The AML Program Rules require that “appropriate persons” must be trained “in BSA requirements relevant to their functions and in possible signs of money laundering that could arise in the course of their duties.” IIUSA members should incorporate such training into their overall AML program, including training on aspects of source of funds verification in the EB-5 context as applicable
The AML Program Rules require that each institution AML program be periodically tested “to assure that the program is functioning as designed.” IIUSA members should incorporate an appropriate periodic testing regime into their overall AML program.
The records retention requirements include any of the reports described above and additional extensive requirements. The Rules generally require records retention of at least five (5) years, and in the case of retention of CI Program records, for at least five (5) years after the date that the customer’s account is closed. Best practice is for IIUSA members to comply with this rule regardless of whether they are subject to the BSA.

The Category Rules follow the same format as the General Rule and indicate how their requirements vary.

AML TABLE 1
AML TABLE 2

Remember:

  • CTR Obligations apply to all trades and businesses;
  • FBAR obligations apply to all US Persons;
  • Temporarily exempted financial institution categories may have rules imposed in the future; and
  • The Treasury Secretary may act to add additional categories of “financial institutions” and related rules in the future.

 

CONCLUSION

In light of the general reporting obligations described above and the broad definition of “financial institutions” in the BSA and the fact that IIUSA members may play multiple roles in EB-5 offerings and transactions, including, but not limited to, acting as a lender, brokerdealer, or investment adviser, members should determine whether they are “financial institutions” under the BSA and the Rules with the assistance of qualified and experienced counsel. Because the AML Program Rules apply to all BSA “financial institutions,” IIUSA members that are covered by the BSA and Rules must adopt a robust AML Plan as required by law. Further, the best practice for IIUSA regional center members that may not technically qualify as “financial institutions” under the BSA is to nonetheless comply with the spirit of the AML Program Rules and CI Program provisions by adopting written AML and CI policies and procedures that are tailored to fit each member’s business model in consultation with an attorney experienced in this area. Such policies and procedures should be reviewed and updated regularly.

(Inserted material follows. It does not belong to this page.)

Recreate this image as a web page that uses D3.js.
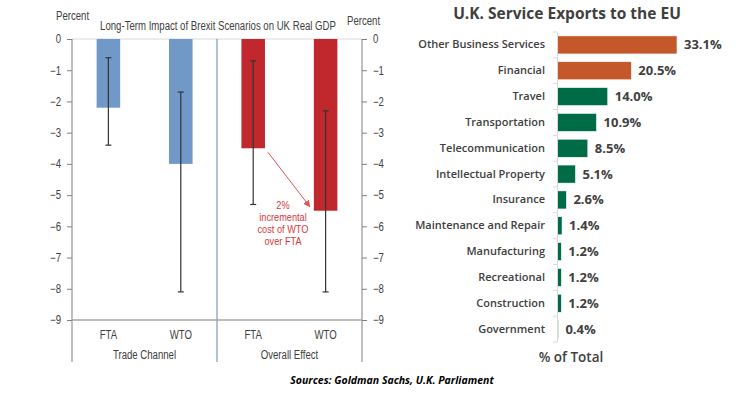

Finally, this document is meant to provide general guidance to IIUSA members regarding AML and CI best practices. It (i) is not a complete description of all applicable rules and reporting obligations; (ii) does not address state and foreign AML laws that may apply; and (iii) does not itself constitute an AML or CI policy.

Disclaimers: No content or information provided within this document should be construed to constitute legal advice or services. As a service to its membership, IIUSA seeks to provide informational and educational materials regarding a range of issues, including, among others, ethical business behavior, but urges it members and others reading this material to seek legal counsel as appropriate. In addition, while IIUSA endeavors to keep the information it provides up to date and current, please be advised that such information may not reflect the most current information available. IIUSA is not responsible for any subsequent use of these materials or reliance on any information contained therein.